>>>>

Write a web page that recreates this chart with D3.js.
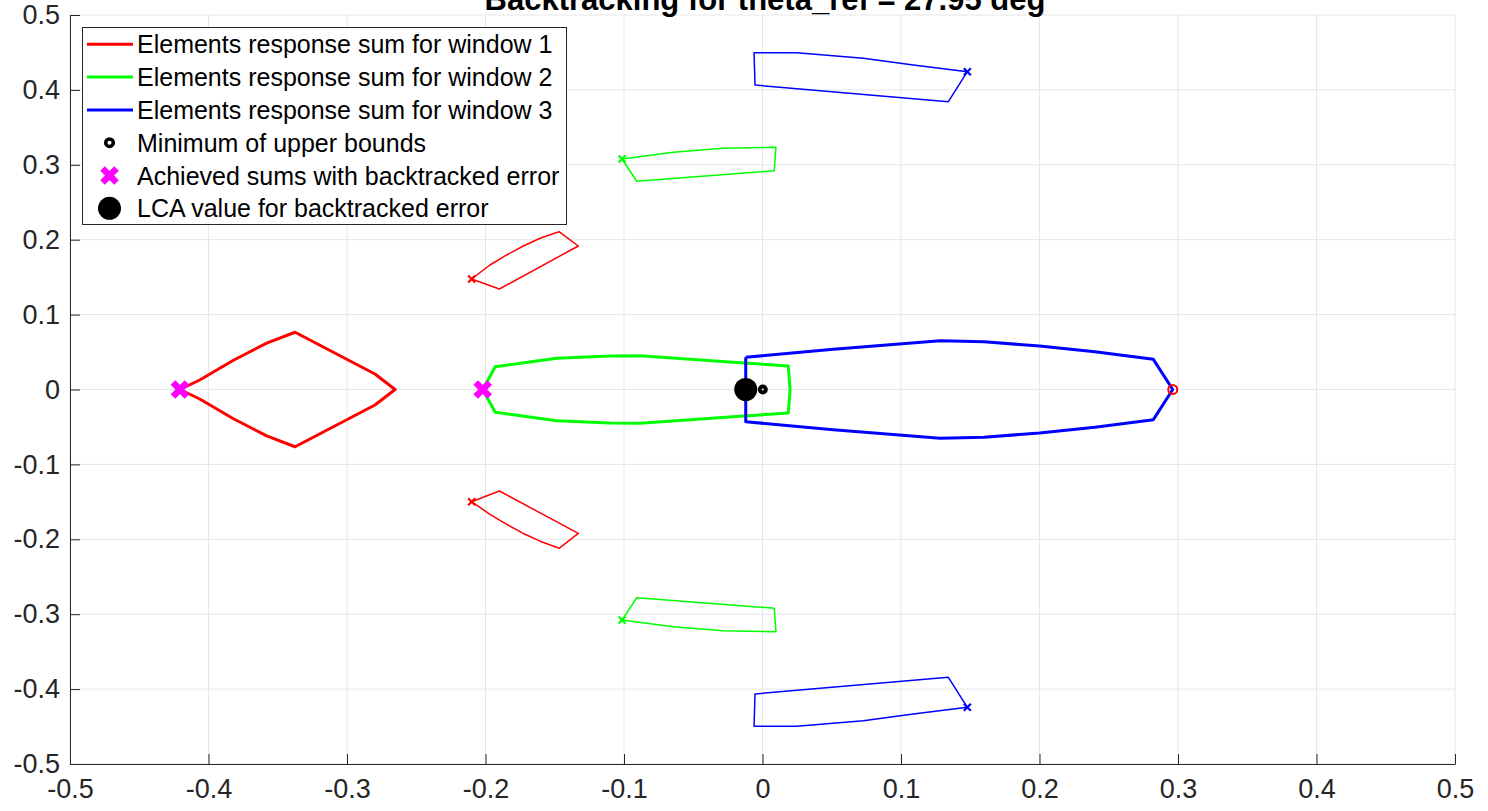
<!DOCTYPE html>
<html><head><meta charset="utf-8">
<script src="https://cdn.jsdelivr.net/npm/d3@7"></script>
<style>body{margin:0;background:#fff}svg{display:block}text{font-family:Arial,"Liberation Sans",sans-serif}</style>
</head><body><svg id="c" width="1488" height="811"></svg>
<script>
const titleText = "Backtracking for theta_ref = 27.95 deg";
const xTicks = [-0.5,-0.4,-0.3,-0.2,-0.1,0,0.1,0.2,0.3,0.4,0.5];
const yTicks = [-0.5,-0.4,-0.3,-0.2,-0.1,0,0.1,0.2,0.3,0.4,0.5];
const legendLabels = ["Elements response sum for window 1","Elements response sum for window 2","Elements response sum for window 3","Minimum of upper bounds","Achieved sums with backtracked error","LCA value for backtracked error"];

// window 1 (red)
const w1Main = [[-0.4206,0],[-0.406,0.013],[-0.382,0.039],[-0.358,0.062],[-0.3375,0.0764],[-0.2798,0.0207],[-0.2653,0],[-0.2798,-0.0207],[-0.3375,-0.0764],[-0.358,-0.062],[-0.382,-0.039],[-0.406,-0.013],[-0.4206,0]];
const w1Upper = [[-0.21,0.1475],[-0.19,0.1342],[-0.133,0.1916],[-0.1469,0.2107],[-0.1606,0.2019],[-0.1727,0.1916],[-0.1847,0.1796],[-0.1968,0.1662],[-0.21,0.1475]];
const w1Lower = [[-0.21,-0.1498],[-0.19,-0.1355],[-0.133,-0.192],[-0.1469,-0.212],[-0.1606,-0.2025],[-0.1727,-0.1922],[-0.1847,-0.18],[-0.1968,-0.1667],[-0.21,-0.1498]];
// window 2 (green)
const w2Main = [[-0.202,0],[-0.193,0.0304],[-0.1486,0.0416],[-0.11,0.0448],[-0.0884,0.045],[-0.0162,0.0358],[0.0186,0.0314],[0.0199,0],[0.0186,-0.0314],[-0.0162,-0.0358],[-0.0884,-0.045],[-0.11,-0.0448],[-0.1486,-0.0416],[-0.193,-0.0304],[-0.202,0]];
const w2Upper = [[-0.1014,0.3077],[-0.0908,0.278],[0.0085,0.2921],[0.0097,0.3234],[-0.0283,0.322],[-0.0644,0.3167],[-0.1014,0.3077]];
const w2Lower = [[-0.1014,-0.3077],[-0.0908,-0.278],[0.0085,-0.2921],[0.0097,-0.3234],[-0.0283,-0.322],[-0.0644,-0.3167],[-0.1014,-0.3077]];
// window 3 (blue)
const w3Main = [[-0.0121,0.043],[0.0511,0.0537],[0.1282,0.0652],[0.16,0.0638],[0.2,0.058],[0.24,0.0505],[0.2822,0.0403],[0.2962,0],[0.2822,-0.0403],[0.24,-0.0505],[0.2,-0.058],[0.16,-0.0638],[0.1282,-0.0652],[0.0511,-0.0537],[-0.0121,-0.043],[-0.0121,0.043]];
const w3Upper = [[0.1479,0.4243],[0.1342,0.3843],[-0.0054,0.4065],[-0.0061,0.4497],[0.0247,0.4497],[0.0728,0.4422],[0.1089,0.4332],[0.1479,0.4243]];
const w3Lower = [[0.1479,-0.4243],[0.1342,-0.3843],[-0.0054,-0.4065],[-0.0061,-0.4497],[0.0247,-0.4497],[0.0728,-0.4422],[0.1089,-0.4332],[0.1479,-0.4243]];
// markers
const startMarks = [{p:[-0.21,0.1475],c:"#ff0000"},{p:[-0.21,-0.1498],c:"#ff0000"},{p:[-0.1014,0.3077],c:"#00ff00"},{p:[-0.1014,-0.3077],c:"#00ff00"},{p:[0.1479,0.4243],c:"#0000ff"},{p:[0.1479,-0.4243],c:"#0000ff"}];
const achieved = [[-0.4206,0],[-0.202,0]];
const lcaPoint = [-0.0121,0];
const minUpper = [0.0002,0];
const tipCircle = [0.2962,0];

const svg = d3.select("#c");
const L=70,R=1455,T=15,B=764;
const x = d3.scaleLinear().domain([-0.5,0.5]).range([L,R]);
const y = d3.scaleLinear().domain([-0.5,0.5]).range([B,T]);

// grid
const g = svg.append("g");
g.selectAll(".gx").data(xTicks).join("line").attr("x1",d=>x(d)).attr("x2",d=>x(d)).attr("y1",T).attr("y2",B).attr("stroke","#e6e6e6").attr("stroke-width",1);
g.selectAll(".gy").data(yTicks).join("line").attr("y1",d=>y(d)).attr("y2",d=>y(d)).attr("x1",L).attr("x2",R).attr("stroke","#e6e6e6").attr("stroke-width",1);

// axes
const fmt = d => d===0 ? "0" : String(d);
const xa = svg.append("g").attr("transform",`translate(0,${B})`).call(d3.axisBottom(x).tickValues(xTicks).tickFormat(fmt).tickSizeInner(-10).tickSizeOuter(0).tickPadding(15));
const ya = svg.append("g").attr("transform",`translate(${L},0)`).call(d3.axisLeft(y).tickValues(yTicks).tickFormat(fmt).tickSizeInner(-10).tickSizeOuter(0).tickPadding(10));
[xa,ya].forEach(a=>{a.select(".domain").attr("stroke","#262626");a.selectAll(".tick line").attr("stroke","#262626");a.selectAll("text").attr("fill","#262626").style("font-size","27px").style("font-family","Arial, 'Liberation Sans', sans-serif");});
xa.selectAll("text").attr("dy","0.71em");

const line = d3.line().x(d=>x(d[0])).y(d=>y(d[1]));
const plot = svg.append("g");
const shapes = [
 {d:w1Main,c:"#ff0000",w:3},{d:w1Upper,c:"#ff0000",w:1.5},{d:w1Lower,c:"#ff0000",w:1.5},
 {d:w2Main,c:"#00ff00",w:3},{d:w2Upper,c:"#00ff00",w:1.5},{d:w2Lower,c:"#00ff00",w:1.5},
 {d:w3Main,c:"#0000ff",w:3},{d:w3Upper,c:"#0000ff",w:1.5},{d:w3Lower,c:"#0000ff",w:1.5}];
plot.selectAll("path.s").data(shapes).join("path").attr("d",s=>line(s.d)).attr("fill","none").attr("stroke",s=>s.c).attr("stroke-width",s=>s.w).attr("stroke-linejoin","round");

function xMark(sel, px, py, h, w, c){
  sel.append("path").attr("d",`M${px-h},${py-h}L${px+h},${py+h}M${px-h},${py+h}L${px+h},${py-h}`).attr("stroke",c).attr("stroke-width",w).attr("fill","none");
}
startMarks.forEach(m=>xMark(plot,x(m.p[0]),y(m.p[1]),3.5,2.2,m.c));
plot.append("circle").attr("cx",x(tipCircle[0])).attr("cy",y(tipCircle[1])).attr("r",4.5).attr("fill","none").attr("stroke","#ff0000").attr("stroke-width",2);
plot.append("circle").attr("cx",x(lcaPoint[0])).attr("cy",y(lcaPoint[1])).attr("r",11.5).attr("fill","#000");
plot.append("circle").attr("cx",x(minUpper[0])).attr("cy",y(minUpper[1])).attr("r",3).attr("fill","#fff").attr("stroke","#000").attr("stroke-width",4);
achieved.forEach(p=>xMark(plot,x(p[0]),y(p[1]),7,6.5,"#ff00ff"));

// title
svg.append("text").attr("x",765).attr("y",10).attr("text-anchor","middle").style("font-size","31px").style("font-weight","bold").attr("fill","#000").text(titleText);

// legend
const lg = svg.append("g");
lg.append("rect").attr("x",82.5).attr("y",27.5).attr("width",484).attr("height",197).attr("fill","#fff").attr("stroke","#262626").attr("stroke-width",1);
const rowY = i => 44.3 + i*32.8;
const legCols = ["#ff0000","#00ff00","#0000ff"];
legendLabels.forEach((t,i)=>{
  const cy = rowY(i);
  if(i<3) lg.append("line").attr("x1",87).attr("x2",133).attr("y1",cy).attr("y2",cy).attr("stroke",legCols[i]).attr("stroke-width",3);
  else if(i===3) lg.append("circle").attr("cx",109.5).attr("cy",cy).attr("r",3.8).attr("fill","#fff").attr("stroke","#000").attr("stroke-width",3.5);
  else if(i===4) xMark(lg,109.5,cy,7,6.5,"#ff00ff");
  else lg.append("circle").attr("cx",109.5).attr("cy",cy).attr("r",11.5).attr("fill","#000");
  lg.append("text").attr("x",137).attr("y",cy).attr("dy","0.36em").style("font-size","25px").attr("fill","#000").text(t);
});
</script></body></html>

<<<<

_Exercise task:_
Starting at the top of the listing above, reproduce each line up to and including the one with "sums with backtracked"; omit the pictures.

_Result of this task:_
Write a web page that recreates this chart with D3.js.
<!DOCTYPE html>
<html><head><meta charset="utf-8">
<script src="https://cdn.jsdelivr.net/npm/d3@7"></script>
<style>body{margin:0;background:#fff}svg{display:block}text{font-family:Arial,"Liberation Sans",sans-serif}</style>
</head><body><svg id="c" width="1488" height="811"></svg>
<script>
const titleText = "Backtracking for theta_ref = 27.95 deg";
const xTicks = [-0.5,-0.4,-0.3,-0.2,-0.1,0,0.1,0.2,0.3,0.4,0.5];
const yTicks = [-0.5,-0.4,-0.3,-0.2,-0.1,0,0.1,0.2,0.3,0.4,0.5];
const legendLabels = ["Elements response sum for window 1","Elements response sum for window 2","Elements response sum for window 3","Minimum of upper bounds","Achieved sums with backtracked error","LCA value for backtracked error"];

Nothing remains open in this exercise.